Data excerpt:
===============
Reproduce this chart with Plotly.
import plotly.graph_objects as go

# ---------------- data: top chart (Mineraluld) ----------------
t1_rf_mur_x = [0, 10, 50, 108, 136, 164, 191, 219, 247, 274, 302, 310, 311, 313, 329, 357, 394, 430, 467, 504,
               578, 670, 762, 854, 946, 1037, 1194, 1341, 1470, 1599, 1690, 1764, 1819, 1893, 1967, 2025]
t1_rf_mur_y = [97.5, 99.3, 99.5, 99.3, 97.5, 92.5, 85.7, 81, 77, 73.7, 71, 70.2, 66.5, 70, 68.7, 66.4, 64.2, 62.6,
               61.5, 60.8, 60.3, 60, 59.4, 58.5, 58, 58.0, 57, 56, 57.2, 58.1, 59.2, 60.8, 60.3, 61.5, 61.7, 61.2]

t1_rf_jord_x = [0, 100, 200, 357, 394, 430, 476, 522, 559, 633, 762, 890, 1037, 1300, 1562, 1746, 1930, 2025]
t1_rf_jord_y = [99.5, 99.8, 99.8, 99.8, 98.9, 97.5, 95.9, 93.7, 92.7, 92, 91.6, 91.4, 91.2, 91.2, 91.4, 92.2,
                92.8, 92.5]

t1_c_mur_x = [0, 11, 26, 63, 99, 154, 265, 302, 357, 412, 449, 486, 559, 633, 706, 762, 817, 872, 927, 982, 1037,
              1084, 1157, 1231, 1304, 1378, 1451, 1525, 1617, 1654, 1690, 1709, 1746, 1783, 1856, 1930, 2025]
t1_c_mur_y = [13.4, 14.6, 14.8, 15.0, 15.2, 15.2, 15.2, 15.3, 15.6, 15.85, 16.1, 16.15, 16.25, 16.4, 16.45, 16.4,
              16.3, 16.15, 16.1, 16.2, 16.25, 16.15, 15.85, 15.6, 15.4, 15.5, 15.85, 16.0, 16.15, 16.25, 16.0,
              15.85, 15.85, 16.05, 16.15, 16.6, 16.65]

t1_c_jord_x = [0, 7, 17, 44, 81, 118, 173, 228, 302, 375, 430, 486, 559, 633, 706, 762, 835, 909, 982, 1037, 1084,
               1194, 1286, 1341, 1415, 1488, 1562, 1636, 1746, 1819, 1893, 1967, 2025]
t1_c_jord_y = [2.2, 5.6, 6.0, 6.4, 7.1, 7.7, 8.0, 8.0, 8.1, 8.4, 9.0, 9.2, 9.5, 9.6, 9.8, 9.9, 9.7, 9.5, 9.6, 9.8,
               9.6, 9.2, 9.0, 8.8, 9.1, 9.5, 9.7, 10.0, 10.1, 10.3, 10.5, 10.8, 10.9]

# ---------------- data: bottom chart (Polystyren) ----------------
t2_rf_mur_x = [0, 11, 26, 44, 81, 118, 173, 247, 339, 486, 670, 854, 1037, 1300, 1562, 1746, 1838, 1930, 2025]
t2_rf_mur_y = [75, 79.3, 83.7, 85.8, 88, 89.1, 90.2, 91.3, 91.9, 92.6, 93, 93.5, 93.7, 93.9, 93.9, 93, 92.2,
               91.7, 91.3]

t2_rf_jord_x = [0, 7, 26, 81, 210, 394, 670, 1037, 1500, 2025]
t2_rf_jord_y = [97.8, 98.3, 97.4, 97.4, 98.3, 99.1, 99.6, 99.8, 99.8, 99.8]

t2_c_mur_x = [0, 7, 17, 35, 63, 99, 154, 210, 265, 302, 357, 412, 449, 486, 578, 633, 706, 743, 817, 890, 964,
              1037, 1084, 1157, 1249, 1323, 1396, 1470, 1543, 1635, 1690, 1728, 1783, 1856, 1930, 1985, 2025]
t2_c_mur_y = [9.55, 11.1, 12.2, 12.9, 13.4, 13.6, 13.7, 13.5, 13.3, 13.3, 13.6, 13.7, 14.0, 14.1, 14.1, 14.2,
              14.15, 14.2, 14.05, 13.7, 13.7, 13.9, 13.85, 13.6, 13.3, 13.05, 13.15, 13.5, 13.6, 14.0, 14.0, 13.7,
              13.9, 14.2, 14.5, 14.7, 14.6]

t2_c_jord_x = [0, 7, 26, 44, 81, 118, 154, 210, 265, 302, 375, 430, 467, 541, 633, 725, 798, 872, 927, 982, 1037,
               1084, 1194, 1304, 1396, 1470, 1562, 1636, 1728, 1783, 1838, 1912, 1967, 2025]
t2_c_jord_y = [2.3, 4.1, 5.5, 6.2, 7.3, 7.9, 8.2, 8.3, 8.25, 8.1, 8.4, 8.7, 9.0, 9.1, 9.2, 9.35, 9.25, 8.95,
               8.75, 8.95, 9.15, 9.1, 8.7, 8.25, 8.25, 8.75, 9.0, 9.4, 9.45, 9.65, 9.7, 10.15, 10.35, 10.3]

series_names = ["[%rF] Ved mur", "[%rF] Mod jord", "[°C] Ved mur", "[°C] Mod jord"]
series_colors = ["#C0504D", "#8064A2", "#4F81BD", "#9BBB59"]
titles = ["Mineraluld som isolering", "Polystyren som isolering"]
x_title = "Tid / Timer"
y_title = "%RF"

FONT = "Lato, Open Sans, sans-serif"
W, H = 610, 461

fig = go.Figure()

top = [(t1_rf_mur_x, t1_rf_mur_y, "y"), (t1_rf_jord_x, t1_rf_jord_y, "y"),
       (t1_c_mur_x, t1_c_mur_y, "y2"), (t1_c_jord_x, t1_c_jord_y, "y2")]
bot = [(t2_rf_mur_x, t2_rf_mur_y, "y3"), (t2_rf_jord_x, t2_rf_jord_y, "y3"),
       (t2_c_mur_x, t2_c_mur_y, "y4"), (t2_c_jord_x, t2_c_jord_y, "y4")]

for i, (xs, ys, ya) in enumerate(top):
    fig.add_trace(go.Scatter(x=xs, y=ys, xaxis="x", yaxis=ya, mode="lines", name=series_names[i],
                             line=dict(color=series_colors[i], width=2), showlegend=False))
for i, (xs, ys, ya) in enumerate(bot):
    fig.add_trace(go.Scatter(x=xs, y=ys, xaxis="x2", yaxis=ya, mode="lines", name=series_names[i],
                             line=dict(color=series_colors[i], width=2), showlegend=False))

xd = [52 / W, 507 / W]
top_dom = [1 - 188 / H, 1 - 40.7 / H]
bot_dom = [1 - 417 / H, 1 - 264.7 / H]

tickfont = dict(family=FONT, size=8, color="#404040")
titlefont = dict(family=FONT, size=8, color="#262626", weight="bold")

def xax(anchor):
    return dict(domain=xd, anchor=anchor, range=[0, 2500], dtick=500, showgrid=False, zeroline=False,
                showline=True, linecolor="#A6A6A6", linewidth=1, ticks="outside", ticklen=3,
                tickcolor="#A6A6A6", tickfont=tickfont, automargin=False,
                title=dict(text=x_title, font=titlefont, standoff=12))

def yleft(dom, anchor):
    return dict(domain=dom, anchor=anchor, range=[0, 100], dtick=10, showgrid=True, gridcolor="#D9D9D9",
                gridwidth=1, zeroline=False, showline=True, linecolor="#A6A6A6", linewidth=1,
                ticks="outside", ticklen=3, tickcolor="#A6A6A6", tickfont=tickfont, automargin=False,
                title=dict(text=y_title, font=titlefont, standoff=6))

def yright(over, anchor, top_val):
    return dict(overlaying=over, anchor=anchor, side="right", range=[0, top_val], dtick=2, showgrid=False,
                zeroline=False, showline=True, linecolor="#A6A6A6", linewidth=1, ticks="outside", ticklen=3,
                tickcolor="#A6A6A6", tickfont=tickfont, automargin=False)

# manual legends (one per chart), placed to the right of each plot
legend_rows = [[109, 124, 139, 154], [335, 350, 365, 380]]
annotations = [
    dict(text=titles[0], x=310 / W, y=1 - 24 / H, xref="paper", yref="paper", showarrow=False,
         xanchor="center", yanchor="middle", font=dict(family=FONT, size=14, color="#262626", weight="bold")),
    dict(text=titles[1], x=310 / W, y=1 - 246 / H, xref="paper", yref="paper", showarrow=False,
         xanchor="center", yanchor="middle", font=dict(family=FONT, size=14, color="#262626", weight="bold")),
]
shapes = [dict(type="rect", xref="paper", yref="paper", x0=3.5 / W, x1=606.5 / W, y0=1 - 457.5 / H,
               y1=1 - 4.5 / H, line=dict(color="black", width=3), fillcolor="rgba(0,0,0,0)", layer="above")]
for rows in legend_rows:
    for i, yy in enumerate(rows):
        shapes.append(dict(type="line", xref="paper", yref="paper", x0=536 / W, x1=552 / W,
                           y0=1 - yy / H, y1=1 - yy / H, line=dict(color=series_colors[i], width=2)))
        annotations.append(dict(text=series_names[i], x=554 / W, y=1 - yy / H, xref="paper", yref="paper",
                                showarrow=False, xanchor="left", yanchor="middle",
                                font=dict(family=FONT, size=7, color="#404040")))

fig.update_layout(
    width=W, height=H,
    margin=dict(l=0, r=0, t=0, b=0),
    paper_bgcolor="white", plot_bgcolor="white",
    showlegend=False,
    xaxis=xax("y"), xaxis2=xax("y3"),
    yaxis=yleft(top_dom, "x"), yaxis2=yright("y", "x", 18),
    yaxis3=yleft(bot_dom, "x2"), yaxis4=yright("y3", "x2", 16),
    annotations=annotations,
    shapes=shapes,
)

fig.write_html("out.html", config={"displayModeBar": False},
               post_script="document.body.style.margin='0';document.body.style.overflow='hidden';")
===============
What to work on: Set down verbatim only the lines between the start of the data above and the line with "15.85, 15.85, 16.05, 16.15, 16.6, 16.65]", both boundaries included.

Task answer:
Reproduce this chart with Plotly.
import plotly.graph_objects as go

# ---------------- data: top chart (Mineraluld) ----------------
t1_rf_mur_x = [0, 10, 50, 108, 136, 164, 191, 219, 247, 274, 302, 310, 311, 313, 329, 357, 394, 430, 467, 504,
               578, 670, 762, 854, 946, 1037, 1194, 1341, 1470, 1599, 1690, 1764, 1819, 1893, 1967, 2025]
t1_rf_mur_y = [97.5, 99.3, 99.5, 99.3, 97.5, 92.5, 85.7, 81, 77, 73.7, 71, 70.2, 66.5, 70, 68.7, 66.4, 64.2, 62.6,
               61.5, 60.8, 60.3, 60, 59.4, 58.5, 58, 58.0, 57, 56, 57.2, 58.1, 59.2, 60.8, 60.3, 61.5, 61.7, 61.2]

t1_rf_jord_x = [0, 100, 200, 357, 394, 430, 476, 522, 559, 633, 762, 890, 1037, 1300, 1562, 1746, 1930, 2025]
t1_rf_jord_y = [99.5, 99.8, 99.8, 99.8, 98.9, 97.5, 95.9, 93.7, 92.7, 92, 91.6, 91.4, 91.2, 91.2, 91.4, 92.2,
                92.8, 92.5]

t1_c_mur_x = [0, 11, 26, 63, 99, 154, 265, 302, 357, 412, 449, 486, 559, 633, 706, 762, 817, 872, 927, 982, 1037,
              1084, 1157, 1231, 1304, 1378, 1451, 1525, 1617, 1654, 1690, 1709, 1746, 1783, 1856, 1930, 2025]
t1_c_mur_y = [13.4, 14.6, 14.8, 15.0, 15.2, 15.2, 15.2, 15.3, 15.6, 15.85, 16.1, 16.15, 16.25, 16.4, 16.45, 16.4,
              16.3, 16.15, 16.1, 16.2, 16.25, 16.15, 15.85, 15.6, 15.4, 15.5, 15.85, 16.0, 16.15, 16.25, 16.0,
              15.85, 15.85, 16.05, 16.15, 16.6, 16.65]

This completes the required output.